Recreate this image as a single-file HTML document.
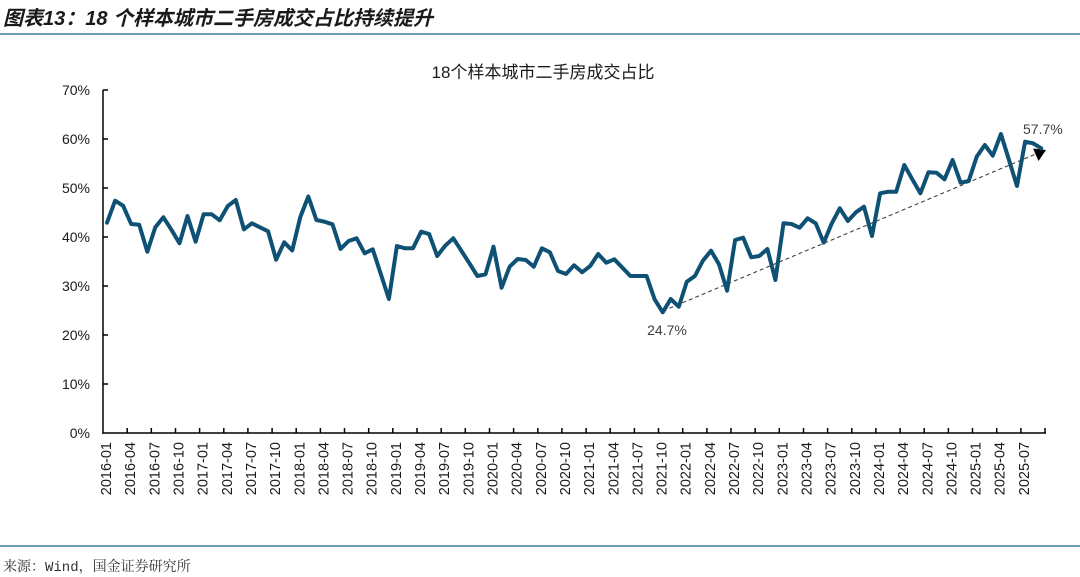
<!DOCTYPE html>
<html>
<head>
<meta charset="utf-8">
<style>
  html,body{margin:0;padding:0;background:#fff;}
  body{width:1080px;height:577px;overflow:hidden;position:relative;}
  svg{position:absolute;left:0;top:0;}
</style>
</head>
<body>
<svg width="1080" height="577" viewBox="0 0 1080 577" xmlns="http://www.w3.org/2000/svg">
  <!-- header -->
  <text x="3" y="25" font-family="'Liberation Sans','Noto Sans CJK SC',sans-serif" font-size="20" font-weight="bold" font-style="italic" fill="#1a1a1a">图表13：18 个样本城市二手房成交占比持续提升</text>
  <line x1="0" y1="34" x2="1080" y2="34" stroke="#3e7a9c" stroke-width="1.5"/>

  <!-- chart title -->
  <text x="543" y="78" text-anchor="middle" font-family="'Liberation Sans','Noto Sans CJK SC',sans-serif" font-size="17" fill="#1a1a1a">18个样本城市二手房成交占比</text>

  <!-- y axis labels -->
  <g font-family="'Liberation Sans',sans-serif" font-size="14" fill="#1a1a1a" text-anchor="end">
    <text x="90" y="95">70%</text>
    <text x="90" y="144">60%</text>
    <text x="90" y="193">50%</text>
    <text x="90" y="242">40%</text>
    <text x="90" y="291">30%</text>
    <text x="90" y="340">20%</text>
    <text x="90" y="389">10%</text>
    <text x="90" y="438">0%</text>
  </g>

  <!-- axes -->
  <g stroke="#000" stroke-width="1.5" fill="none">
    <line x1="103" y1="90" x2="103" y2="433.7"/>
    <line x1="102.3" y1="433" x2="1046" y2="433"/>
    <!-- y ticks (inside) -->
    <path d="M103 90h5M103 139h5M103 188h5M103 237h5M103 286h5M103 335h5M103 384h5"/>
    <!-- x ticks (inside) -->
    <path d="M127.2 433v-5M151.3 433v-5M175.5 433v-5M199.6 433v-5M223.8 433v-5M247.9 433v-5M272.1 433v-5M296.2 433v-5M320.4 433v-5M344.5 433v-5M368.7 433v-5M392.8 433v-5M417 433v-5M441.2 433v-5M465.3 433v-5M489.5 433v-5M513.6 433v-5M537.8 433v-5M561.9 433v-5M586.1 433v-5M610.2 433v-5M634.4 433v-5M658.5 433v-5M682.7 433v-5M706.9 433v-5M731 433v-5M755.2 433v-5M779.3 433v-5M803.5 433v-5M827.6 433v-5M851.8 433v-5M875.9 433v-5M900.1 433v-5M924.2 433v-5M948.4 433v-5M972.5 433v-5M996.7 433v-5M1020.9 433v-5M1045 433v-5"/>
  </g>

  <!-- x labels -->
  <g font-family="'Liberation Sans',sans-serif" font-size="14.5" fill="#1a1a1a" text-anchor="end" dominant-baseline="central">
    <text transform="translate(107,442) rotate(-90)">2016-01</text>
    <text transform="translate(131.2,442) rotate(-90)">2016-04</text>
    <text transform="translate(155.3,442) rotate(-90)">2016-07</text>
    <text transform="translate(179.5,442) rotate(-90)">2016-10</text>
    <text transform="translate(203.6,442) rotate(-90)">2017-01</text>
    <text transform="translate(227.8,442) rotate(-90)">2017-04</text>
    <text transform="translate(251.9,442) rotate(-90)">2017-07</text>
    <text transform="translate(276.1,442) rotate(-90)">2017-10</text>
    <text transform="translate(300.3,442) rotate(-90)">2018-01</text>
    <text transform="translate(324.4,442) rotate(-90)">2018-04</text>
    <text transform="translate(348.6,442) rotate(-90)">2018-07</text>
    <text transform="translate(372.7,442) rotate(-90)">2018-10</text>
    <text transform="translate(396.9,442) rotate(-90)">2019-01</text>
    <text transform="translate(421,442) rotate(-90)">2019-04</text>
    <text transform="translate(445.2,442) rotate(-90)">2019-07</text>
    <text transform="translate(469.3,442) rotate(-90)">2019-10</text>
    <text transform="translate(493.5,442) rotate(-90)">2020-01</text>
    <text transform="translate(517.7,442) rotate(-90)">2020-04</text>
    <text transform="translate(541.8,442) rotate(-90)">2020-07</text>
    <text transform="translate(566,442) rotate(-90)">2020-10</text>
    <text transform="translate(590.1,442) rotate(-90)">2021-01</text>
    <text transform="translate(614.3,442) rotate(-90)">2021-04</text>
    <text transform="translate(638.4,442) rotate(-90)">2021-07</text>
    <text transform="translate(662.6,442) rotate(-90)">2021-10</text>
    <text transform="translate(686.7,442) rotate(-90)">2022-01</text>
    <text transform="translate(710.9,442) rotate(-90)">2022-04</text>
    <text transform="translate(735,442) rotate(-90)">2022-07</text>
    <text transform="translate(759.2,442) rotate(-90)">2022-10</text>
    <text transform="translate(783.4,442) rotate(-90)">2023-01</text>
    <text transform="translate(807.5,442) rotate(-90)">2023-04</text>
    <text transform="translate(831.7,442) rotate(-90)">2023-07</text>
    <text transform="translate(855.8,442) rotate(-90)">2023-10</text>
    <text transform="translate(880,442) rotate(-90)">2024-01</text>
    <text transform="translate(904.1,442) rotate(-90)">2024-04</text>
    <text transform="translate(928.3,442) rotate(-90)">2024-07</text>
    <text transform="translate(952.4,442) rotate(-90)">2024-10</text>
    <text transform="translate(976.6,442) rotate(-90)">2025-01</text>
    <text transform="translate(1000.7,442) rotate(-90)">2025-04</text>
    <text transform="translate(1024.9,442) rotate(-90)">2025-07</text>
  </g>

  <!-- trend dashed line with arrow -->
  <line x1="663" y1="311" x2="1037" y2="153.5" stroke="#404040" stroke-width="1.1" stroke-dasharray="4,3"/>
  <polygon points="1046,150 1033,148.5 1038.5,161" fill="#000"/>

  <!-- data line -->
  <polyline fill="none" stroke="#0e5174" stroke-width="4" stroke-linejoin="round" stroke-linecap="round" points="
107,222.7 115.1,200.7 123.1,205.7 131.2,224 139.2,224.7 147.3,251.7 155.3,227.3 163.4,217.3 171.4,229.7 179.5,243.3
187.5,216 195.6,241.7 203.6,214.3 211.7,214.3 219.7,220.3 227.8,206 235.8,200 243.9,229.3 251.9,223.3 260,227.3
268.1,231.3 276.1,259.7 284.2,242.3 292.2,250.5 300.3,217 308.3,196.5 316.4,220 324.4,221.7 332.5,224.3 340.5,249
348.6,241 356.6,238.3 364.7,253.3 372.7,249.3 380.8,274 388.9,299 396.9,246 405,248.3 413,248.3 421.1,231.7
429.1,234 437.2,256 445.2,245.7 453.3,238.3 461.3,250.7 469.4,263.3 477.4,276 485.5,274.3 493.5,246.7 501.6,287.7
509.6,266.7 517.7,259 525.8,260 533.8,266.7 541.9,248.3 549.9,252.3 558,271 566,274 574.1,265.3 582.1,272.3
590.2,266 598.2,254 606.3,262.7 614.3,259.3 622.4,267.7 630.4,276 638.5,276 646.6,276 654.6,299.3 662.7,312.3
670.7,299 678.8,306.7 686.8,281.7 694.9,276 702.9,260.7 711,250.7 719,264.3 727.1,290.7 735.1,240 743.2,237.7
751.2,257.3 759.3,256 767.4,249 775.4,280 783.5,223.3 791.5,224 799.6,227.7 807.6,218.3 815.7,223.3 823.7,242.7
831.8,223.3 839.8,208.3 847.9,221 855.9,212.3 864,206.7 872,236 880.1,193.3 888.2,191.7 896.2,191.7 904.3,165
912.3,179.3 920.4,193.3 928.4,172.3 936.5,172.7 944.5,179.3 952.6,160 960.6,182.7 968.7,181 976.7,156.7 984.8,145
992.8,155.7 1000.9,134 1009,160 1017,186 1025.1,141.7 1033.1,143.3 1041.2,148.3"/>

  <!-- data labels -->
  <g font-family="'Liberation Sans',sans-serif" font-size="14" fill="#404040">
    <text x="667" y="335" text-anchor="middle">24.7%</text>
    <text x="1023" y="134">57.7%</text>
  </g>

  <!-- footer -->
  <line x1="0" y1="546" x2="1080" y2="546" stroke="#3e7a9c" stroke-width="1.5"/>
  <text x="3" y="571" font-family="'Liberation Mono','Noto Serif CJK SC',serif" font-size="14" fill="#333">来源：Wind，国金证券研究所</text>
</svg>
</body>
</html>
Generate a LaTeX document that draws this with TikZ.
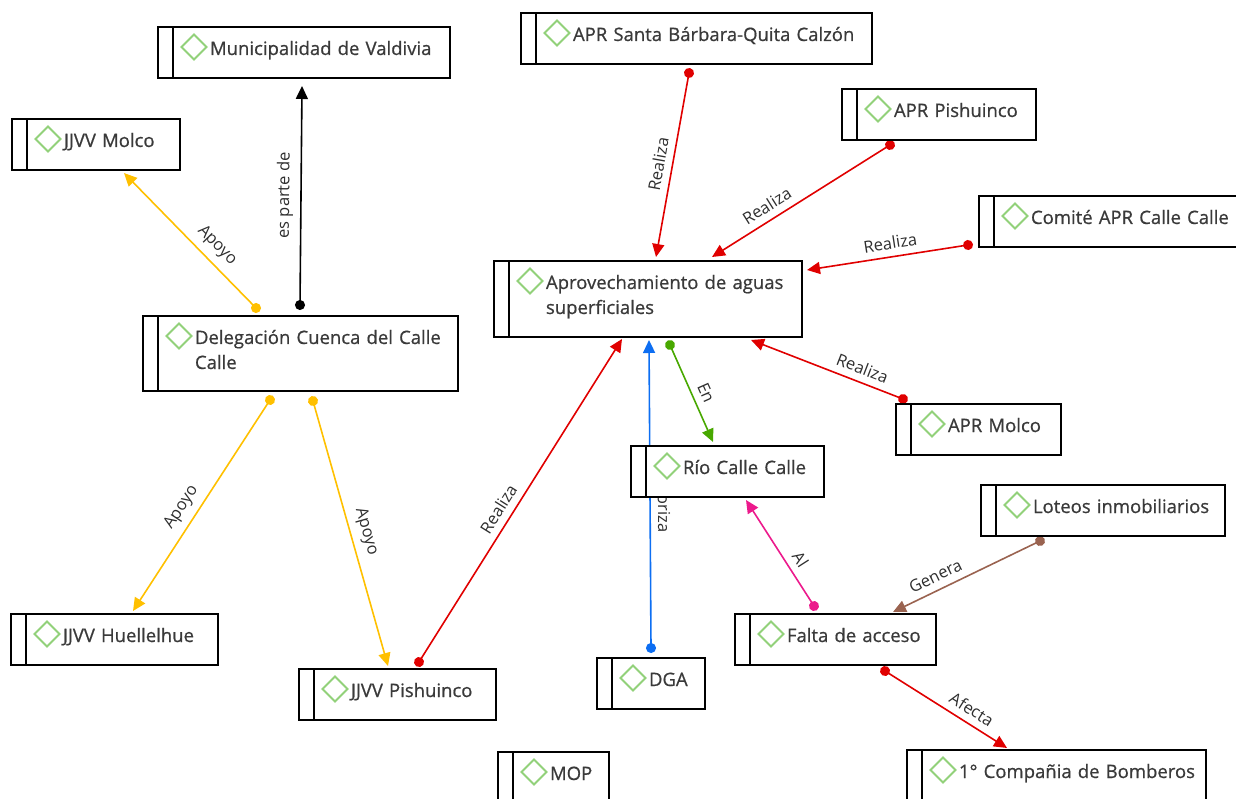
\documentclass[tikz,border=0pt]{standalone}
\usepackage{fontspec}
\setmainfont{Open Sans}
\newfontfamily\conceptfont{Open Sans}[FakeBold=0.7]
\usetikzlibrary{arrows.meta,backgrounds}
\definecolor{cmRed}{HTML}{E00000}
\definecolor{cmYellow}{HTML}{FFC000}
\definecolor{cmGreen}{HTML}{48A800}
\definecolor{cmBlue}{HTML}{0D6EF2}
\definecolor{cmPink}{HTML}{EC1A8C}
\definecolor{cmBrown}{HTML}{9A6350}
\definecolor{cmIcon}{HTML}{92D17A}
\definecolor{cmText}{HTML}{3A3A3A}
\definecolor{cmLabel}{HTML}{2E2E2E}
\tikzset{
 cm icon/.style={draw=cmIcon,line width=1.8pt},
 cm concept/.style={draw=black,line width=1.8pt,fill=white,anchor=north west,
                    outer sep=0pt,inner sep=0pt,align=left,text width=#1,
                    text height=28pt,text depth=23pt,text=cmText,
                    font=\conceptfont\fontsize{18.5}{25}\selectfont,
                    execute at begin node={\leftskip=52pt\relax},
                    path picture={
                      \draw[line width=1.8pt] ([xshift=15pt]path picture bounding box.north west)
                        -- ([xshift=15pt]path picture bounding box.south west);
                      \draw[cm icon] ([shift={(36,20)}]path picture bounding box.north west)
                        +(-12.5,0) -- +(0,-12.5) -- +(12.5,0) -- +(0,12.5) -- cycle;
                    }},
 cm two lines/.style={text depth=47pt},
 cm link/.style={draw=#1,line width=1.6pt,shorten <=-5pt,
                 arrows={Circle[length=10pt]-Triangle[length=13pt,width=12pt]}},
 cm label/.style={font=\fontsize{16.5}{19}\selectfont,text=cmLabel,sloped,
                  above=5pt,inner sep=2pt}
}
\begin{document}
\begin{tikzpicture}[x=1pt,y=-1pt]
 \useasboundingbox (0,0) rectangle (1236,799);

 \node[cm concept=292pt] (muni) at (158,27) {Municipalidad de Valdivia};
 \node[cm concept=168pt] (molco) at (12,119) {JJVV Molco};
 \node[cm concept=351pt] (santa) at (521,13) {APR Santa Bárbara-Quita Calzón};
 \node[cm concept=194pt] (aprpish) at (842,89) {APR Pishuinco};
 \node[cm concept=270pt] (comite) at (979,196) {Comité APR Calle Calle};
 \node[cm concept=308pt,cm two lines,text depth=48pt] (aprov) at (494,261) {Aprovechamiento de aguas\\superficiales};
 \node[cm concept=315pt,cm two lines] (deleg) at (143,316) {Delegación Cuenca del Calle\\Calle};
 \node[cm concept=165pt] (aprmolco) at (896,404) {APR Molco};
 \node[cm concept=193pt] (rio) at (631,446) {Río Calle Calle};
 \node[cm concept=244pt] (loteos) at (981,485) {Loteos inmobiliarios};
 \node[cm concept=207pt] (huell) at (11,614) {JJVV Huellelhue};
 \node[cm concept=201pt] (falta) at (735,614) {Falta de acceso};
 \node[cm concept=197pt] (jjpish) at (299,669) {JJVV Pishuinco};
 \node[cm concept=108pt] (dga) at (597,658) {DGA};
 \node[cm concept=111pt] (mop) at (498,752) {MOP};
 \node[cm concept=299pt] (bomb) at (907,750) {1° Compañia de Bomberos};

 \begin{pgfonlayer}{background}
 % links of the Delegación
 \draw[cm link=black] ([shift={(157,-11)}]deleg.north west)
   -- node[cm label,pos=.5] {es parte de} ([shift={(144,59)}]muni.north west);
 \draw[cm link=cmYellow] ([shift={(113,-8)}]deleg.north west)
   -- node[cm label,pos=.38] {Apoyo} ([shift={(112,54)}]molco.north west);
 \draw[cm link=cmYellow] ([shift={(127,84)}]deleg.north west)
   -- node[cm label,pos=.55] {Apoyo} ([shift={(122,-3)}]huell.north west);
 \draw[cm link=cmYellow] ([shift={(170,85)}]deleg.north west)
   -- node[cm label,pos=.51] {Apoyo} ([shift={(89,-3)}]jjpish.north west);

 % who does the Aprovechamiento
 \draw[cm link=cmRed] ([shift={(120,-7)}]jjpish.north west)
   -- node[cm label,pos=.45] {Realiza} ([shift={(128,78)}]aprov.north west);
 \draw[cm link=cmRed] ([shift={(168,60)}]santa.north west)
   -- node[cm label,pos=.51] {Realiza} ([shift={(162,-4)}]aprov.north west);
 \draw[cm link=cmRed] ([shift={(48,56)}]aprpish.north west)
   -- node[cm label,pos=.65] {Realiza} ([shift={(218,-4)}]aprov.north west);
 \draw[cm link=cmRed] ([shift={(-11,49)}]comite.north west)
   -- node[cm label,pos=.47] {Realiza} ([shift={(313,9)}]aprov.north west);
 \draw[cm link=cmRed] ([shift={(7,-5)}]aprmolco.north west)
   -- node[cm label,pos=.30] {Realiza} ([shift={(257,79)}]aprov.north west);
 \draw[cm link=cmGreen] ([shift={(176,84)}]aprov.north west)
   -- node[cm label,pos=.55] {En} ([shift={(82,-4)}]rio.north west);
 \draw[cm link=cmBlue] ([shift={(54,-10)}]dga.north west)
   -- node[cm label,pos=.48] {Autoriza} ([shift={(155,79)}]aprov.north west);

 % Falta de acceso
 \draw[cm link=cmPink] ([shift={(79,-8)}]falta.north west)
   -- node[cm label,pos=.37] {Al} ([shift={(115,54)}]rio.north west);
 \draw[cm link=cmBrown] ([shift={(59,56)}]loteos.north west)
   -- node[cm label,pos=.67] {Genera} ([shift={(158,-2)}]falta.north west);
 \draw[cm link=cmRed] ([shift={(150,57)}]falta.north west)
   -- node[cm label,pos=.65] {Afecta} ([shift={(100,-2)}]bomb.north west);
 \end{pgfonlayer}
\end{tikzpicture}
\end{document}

Given problem >>
Among the lines above, how many contain the string "with"? State the number alone.

Exercise response >>
2